Bad hair day!
Here I am, sitting with lacklustre eyes, staring at the PC monitor. I guess I need a break from my night shifts (which I do only about twice/thrice a week anyways), or I need more sleep. A break? I am getting too ambitious, or too old.
For all my bravado about the earthquake, haven't been able to catch a good night's sleep so far. And I went for a looooong walk, with Nandita in the pram this morning, so that unusual activity's made me feel really tired, I guess. I should do it more often to get used to it.
I am really looking forward to my day off tomorrow, but Nandana has already got big plans for me, some of which include buying some of her school books and also picking up a secret gift for Daddy, whose b'day is on Monday. My presence is a must, as I am the chaffeur. But come what may, I am determined to have my afternoon nap (famous last words). And I solemnly swear that I won't go shopping.
Today wasn't great though, even otherwise. Owen, the public health nurse was kind enough to drop off the medicines at home for Nandita fairly early in the morning. Dilemma _ should she have 'em or not? After all, they are strong anti-biotics to have for two months nearly....esply when her test came out negative. However, what if the second Mantoux test shows up as positive in March? I'll have to give her the drugs anyways.....choices, choices!
Sluggies during even daytime after the Tony, the pest control guy patched up the holes in the kitchen. Looks like they will have to take the kitchen apart and spray! Help, already half my kitchen is in my dining room. Good thing Periamma and Periappa have postponed their trip. Gives us time to fix the house, re the slugs, at least.

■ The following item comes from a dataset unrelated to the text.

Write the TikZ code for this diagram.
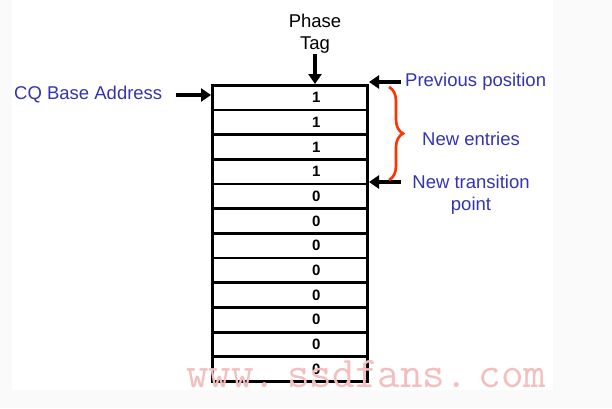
\documentclass[tikz,border=0pt]{standalone}
\usepackage{fontspec}
\setmainfont{Liberation Sans}
\usetikzlibrary{arrows.meta,decorations.pathreplacing}
\definecolor{lblblue}{RGB}{52,52,178}
\definecolor{bracered}{RGB}{255,51,0}
\definecolor{wmpink}{RGB}{245,190,190}
\definecolor{bggray}{RGB}{250,250,250}
\tikzset{
  blabel/.style={text=lblblue, font=\fontsize{18.5}{22}\selectfont, inner sep=0pt},
  klabel/.style={text=black, font=\fontsize{18.5}{22}\selectfont, inner sep=0pt, align=center},
  cell/.style={draw=black, line width=2.8pt, minimum width=155pt, minimum height=24.67pt, inner sep=0pt, anchor=north west, font=\bfseries\fontsize{15}{17}\selectfont},
  bigarrow/.style={line width=3.6pt, -{Triangle[length=10pt,width=13pt]}},
}
\begin{document}
\begin{tikzpicture}[x=1pt,y=-1pt]
\useasboundingbox (0,0) rectangle (612,408);
\fill[bggray] (0,0) rectangle (612,408);
\fill[white] (12,0) rectangle (553,390);
% cells
\foreach \v [count=\i from 0] in {1,1,1,1,0,0,0,0,0,0,0,0} {
  \node[cell] (c\i) at (211,84+\i*24.67) {\hspace*{53pt}\v};
}
% labels
\node[klabel] (phase) at (315,34) {Phase\\Tag};
\coordinate (ptop) at (315,54);
\draw[bigarrow] (ptop) -- (c0.north -| ptop);

\node[blabel, anchor=west] (cq) at (14,95) {CQ Base Address};
\coordinate (cqs) at (176,95);
\draw[bigarrow] (cqs) -- (c0.west |- cqs);

\node[blabel, anchor=west] (prev) at (405,82) {Previous position};
\coordinate (ps) at (401,82);
\draw[bigarrow] (ps) -- (369,82);

\node[blabel] (newe) at (471,139) {New entries};
\node[blabel, align=center, anchor=north] (newt) at (471,175) {New transition\\point};
\coordinate (ns) at (401,182);
\draw[bigarrow] (ns) -- (369,182);

\draw[bracered, line width=2.6pt, decorate, decoration={brace, amplitude=14pt, aspect=0.5}] (389,87) -- (389,180);

% watermark
\node[text=wmpink, font=\fontspec{Latin Modern Mono}\fontsize{43.8}{43.8}\selectfont, inner sep=0pt, anchor=base west] (wm) at (186,387) {www.\hspace{11pt}ssdfans.\hspace{11pt}com};
\end{tikzpicture}
\end{document}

I am also feeling a little depressed that not many NRIs seem to have been perturbed enough by the JJ article to write to the editor. Sad but true. I would if I could, but I can't, so I won't.
My dosas for lunch were semi-blackened funny shaped pieces of dough. I think I will stick to idlis from now on.
I am also sad that Parveen Babi is dead. I used to think she was the height of cool when she was acting! And she was such a good looker! Fame isn't as glamourous as we think it is!
And the Satara tragedy. Plus a bad hair day. Blast, why aren't the vitamin pills working anymore?
To end on a note of forced cheefulness, had a beautiful gourmet boysenberry icrecream (a tiny one) for dessert. *sigh* there goes my resolve to eat healthy!